** TASK STATEMENT **
Transcribe every entry word for word. Skip the pictures.

--- BEGIN DATASET ROWS ---

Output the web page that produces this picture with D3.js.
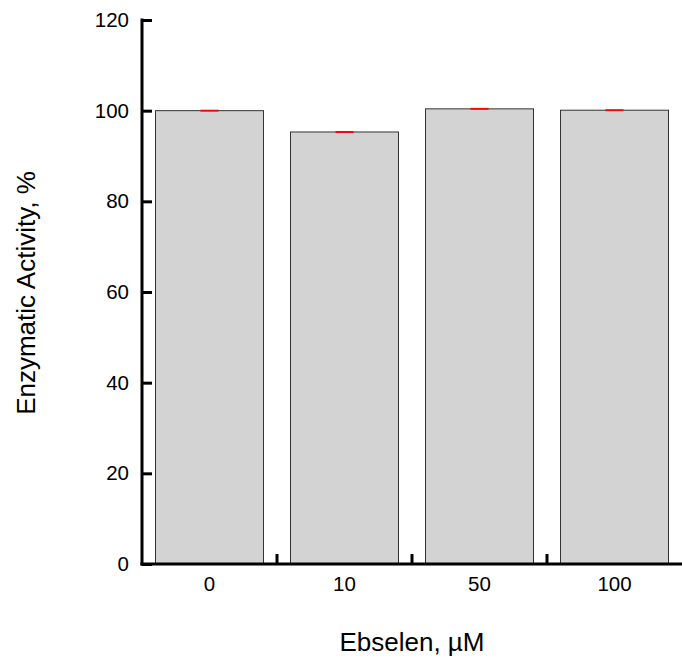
<!DOCTYPE html>
<html><head><meta charset="utf-8">
<script src="https://cdn.jsdelivr.net/npm/d3@7"></script>
<style>body{margin:0;background:#fff}svg text{font-family:"Liberation Sans",Arial,sans-serif;fill:#000}</style>
</head><body>
<svg id="chart" width="682" height="662"></svg>
<script>
const categories = ["0", "10", "50", "100"];
const values = [100.0, 95.3, 100.4, 100.1];
const errors = [0.1, 0.1, 0.1, 0.1];
const yTicks = [0, 20, 40, 60, 80, 100, 120];
const xTitle = "Ebselen, µM";
const yTitle = "Enzymatic Activity, %";

(function () {
const svg = d3.select("#chart");
const mLeft = 142, mRight = 682, mTop = 20, mBottom = 564;

const x = d3.scaleBand().domain(categories).range([mLeft, mRight]).paddingInner(0.2).paddingOuter(0.1);
const y = d3.scaleLinear().domain([0, 120]).range([mBottom, mTop]);

// bars
svg.append("g").selectAll("rect").data(values).join("rect")
  .attr("x", (d, i) => x(categories[i]))
  .attr("y", d => y(d))
  .attr("width", x.bandwidth())
  .attr("height", d => y(0) - y(d))
  .attr("fill", "#d3d3d3")
  .attr("stroke", "#333")
  .attr("stroke-width", 1);

// error caps (red)
const eg = svg.append("g");
values.forEach((v, i) => {
  const cx = x(categories[i]) + x.bandwidth() / 2;
  [v + errors[i], v - errors[i]].forEach(val => {
    eg.append("line")
      .attr("x1", cx - 9).attr("x2", cx + 9)
      .attr("y1", y(val)).attr("y2", y(val))
      .attr("stroke", "#ff0000").attr("stroke-width", 1);
  });
});

// y axis
const yAxis = d3.axisLeft(y).tickValues(yTicks).tickSize(-10).tickPadding(13);
const yg = svg.append("g").attr("transform", `translate(${mLeft},0)`).call(yAxis);
yg.select(".domain").remove();
yg.append("line").attr("x1", 0).attr("x2", 0).attr("y1", mTop - 1.5).attr("y2", mBottom + 1.5)
  .attr("stroke", "#000").attr("stroke-width", 3);
yg.selectAll(".tick line").attr("stroke", "#000").attr("stroke-width", 3);
yg.selectAll(".tick text").attr("font-size", 20.5).style("font-family", "Liberation Sans, Arial, sans-serif");

// x axis
const xAxis = d3.axisBottom(x).tickSize(0).tickPadding(12);
const xg = svg.append("g").attr("transform", `translate(0,${mBottom})`).call(xAxis);
xg.select(".domain").remove();
xg.append("line").attr("x1", mLeft - 1.5).attr("x2", mRight).attr("y1", 0).attr("y2", 0)
  .attr("stroke", "#000").attr("stroke-width", 3);
xg.selectAll(".tick text").attr("font-size", 20.5).style("font-family", "Liberation Sans, Arial, sans-serif");
const step = x.step();
categories.slice(1).forEach(c => {
  const bx = x(c) - (step - x.bandwidth()) / 2;
  xg.append("line").attr("x1", bx).attr("x2", bx).attr("y1", 0).attr("y2", -10)
    .attr("stroke", "#000").attr("stroke-width", 3);
});

// titles
svg.append("text").attr("x", 412).attr("y", 651).attr("text-anchor", "middle")
  .attr("font-size", 26).text(xTitle);
svg.append("text").attr("transform", "translate(35,293) rotate(-90)").attr("text-anchor", "middle")
  .attr("font-size", 26).text(yTitle);
})();
</script>
</body></html>
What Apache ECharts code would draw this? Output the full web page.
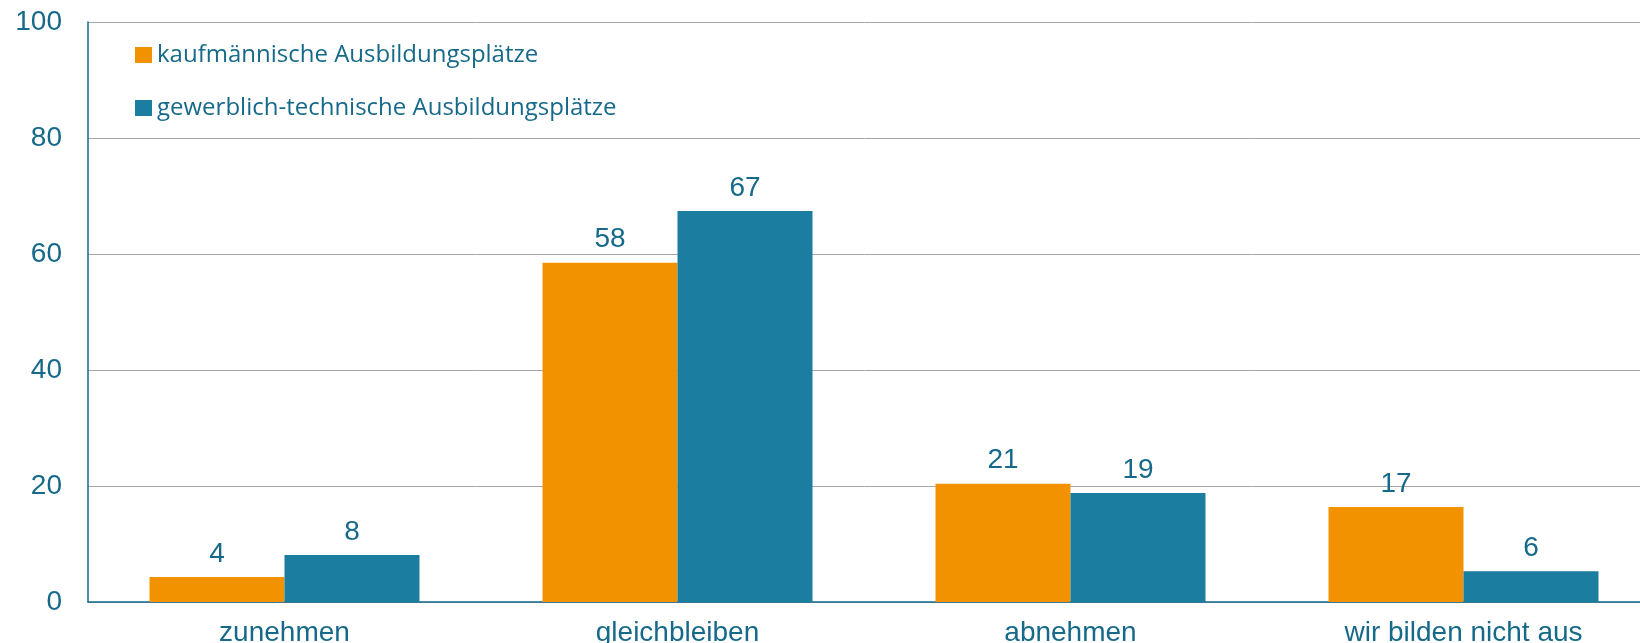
<!DOCTYPE html>
<html lang="de">
<head>
<meta charset="utf-8">
<title>Ausbildungsplätze</title>
<script src="https://cdn.jsdelivr.net/npm/echarts@6/dist/echarts.min.js"></script>
<style>
  html, body { margin: 0; padding: 0; background: #fff; }
  #main { width: 1640px; height: 643px; }
</style>
</head>
<body>
<div id="main"></div>
<script>
// Kategorien und Werte
var categories = ['zunehmen', 'gleichbleiben', 'abnehmen', 'wir bilden nicht aus'];
var seriesNames = ['kaufmännische Ausbildungsplätze', 'gewerblich-technische Ausbildungsplätze'];
var kaufmValues = [4.3, 58.5, 20.4, 16.4];
var gewerbValues = [8.1, 67.4, 18.8, 5.3];
var kaufmLabels = [4, 58, 21, 17];
var gewerbLabels = [8, 67, 19, 6];
var yTicks = [0, 20, 40, 60, 80, 100];

var textColor = '#17698a';
var myChart = echarts.init(document.getElementById('main'));

var option = {
    animation: false,
    // die Zeichenfläche läuft rechts etwas über den Rand hinaus
    grid: { left: 88, top: 22, width: 1572, height: 580, containLabel: false, outerBoundsMode: 'none' },
    legend: {
        orient: 'vertical',
        left: 130,
        top: 38,
        itemWidth: 17,
        itemHeight: 16,
        itemGap: 29,
        icon: 'rect',
        textStyle: { color: textColor, fontFamily: 'Open Sans', fontSize: 24 },
        data: seriesNames
    },
    xAxis: {
        type: 'category',
        data: categories,
        axisLine: { lineStyle: { color: textColor, width: 1.5 } },
        axisTick: { show: false },
        axisLabel: { color: textColor, fontFamily: 'Liberation Sans', fontSize: 28, margin: 17 }
    },
    yAxis: {
        type: 'value',
        min: yTicks[0],
        max: yTicks[yTicks.length - 1],
        interval: 20,
        axisLine: { show: true, lineStyle: { color: textColor, width: 1.5 } },
        axisTick: { show: false },
        splitLine: { lineStyle: { color: '#a6a6a6', width: 1 } },
        axisLabel: { color: textColor, fontFamily: 'Liberation Sans', fontSize: 28, margin: 26 }
    },
    series: [{
        name: seriesNames[0],
        type: 'bar',
        data: kaufmValues,
        barGap: '0%',
        barCategoryGap: '31.3%',
        itemStyle: { color: '#f39200' },
        label: {
            show: true, position: 'top', distance: 9,
            color: textColor, fontFamily: 'Liberation Sans', fontSize: 28,
            formatter: function (p) { return kaufmLabels[p.dataIndex]; }
        }
    }, {
        name: seriesNames[1],
        type: 'bar',
        data: gewerbValues,
        itemStyle: { color: '#1b7d9f' },
        label: {
            show: true, position: 'top', distance: 9,
            color: textColor, fontFamily: 'Liberation Sans', fontSize: 28,
            formatter: function (p) { return gewerbLabels[p.dataIndex]; }
        }
    }]
};
myChart.setOption(option);
</script>
</body>
</html>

--- END DATASET ROWS ---

** EXPECTED OUTPUT **
Output the web page that produces this picture with D3.js.
<!DOCTYPE html>
<html><head><meta charset="utf-8">
<script src="https://cdn.jsdelivr.net/npm/d3@7"></script>
<style>body{margin:0;background:#fff}svg text{font-family:"Liberation Sans",Arial,sans-serif;fill:#000}</style>
</head><body>
<svg id="chart" width="682" height="662"></svg>
<script>
const categories = ["0", "10", "50", "100"];
const values = [100.0, 95.3, 100.4, 100.1];
const errors = [0.1, 0.1, 0.1, 0.1];
const yTicks = [0, 20, 40, 60, 80, 100, 120];
const xTitle = "Ebselen, µM";
const yTitle = "Enzymatic Activity, %";

(function () {
const svg = d3.select("#chart");
const mLeft = 142, mRight = 682, mTop = 20, mBottom = 564;

const x = d3.scaleBand().domain(categories).range([mLeft, mRight]).paddingInner(0.2).paddingOuter(0.1);
const y = d3.scaleLinear().domain([0, 120]).range([mBottom, mTop]);

// bars
svg.append("g").selectAll("rect").data(values).join("rect")
  .attr("x", (d, i) => x(categories[i]))
  .attr("y", d => y(d))
  .attr("width", x.bandwidth())
  .attr("height", d => y(0) - y(d))
  .attr("fill", "#d3d3d3")
  .attr("stroke", "#333")
  .attr("stroke-width", 1);

// error caps (red)
const eg = svg.append("g");
values.forEach((v, i) => {
  const cx = x(categories[i]) + x.bandwidth() / 2;
  [v + errors[i], v - errors[i]].forEach(val => {
    eg.append("line")
      .attr("x1", cx - 9).attr("x2", cx + 9)
      .attr("y1", y(val)).attr("y2", y(val))
      .attr("stroke", "#ff0000").attr("stroke-width", 1);
  });
});

// y axis
const yAxis = d3.axisLeft(y).tickValues(yTicks).tickSize(-10).tickPadding(13);
const yg = svg.append("g").attr("transform", `translate(${mLeft},0)`).call(yAxis);
yg.select(".domain").remove();
yg.append("line").attr("x1", 0).attr("x2", 0).attr("y1", mTop - 1.5).attr("y2", mBottom + 1.5)
  .attr("stroke", "#000").attr("stroke-width", 3);
yg.selectAll(".tick line").attr("stroke", "#000").attr("stroke-width", 3);
yg.selectAll(".tick text").attr("font-size", 20.5).style("font-family", "Liberation Sans, Arial, sans-serif");

// x axis
const xAxis = d3.axisBottom(x).tickSize(0).tickPadding(12);
const xg = svg.append("g").attr("transform", `translate(0,${mBottom})`).call(xAxis);
xg.select(".domain").remove();
xg.append("line").attr("x1", mLeft - 1.5).attr("x2", mRight).attr("y1", 0).attr("y2", 0)
  .attr("stroke", "#000").attr("stroke-width", 3);
xg.selectAll(".tick text").attr("font-size", 20.5).style("font-family", "Liberation Sans, Arial, sans-serif");
const step = x.step();
categories.slice(1).forEach(c => {
  const bx = x(c) - (step - x.bandwidth()) / 2;
  xg.append("line").attr("x1", bx).attr("x2", bx).attr("y1", 0).attr("y2", -10)
    .attr("stroke", "#000").attr("stroke-width", 3);
});

// titles
svg.append("text").attr("x", 412).attr("y", 651).attr("text-anchor", "middle")
  .attr("font-size", 26).text(xTitle);
svg.append("text").attr("transform", "translate(35,293) rotate(-90)").attr("text-anchor", "middle")
  .attr("font-size", 26).text(yTitle);
})();
</script>
</body></html>
What Apache ECharts code would draw this? Output the full web page.
<!DOCTYPE html>
<html lang="de">
<head>
<meta charset="utf-8">
<title>Ausbildungsplätze</title>
<script src="https://cdn.jsdelivr.net/npm/echarts@6/dist/echarts.min.js"></script>
<style>
  html, body { margin: 0; padding: 0; background: #fff; }
  #main { width: 1640px; height: 643px; }
</style>
</head>
<body>
<div id="main"></div>
<script>
// Kategorien und Werte
var categories = ['zunehmen', 'gleichbleiben', 'abnehmen', 'wir bilden nicht aus'];
var seriesNames = ['kaufmännische Ausbildungsplätze', 'gewerblich-technische Ausbildungsplätze'];
var kaufmValues = [4.3, 58.5, 20.4, 16.4];
var gewerbValues = [8.1, 67.4, 18.8, 5.3];
var kaufmLabels = [4, 58, 21, 17];
var gewerbLabels = [8, 67, 19, 6];
var yTicks = [0, 20, 40, 60, 80, 100];

var textColor = '#17698a';
var myChart = echarts.init(document.getElementById('main'));

var option = {
    animation: false,
    // die Zeichenfläche läuft rechts etwas über den Rand hinaus
    grid: { left: 88, top: 22, width: 1572, height: 580, containLabel: false, outerBoundsMode: 'none' },
    legend: {
        orient: 'vertical',
        left: 130,
        top: 38,
        itemWidth: 17,
        itemHeight: 16,
        itemGap: 29,
        icon: 'rect',
        textStyle: { color: textColor, fontFamily: 'Open Sans', fontSize: 24 },
        data: seriesNames
    },
    xAxis: {
        type: 'category',
        data: categories,
        axisLine: { lineStyle: { color: textColor, width: 1.5 } },
        axisTick: { show: false },
        axisLabel: { color: textColor, fontFamily: 'Liberation Sans', fontSize: 28, margin: 17 }
    },
    yAxis: {
        type: 'value',
        min: yTicks[0],
        max: yTicks[yTicks.length - 1],
        interval: 20,
        axisLine: { show: true, lineStyle: { color: textColor, width: 1.5 } },
        axisTick: { show: false },
        splitLine: { lineStyle: { color: '#a6a6a6', width: 1 } },
        axisLabel: { color: textColor, fontFamily: 'Liberation Sans', fontSize: 28, margin: 26 }
    },
    series: [{
        name: seriesNames[0],
        type: 'bar',
        data: kaufmValues,
        barGap: '0%',
        barCategoryGap: '31.3%',
        itemStyle: { color: '#f39200' },
        label: {
            show: true, position: 'top', distance: 9,
            color: textColor, fontFamily: 'Liberation Sans', fontSize: 28,
            formatter: function (p) { return kaufmLabels[p.dataIndex]; }
        }
    }, {
        name: seriesNames[1],
        type: 'bar',
        data: gewerbValues,
        itemStyle: { color: '#1b7d9f' },
        label: {
            show: true, position: 'top', distance: 9,
            color: textColor, fontFamily: 'Liberation Sans', fontSize: 28,
            formatter: function (p) { return gewerbLabels[p.dataIndex]; }
        }
    }]
};
myChart.setOption(option);
</script>
</body>
</html>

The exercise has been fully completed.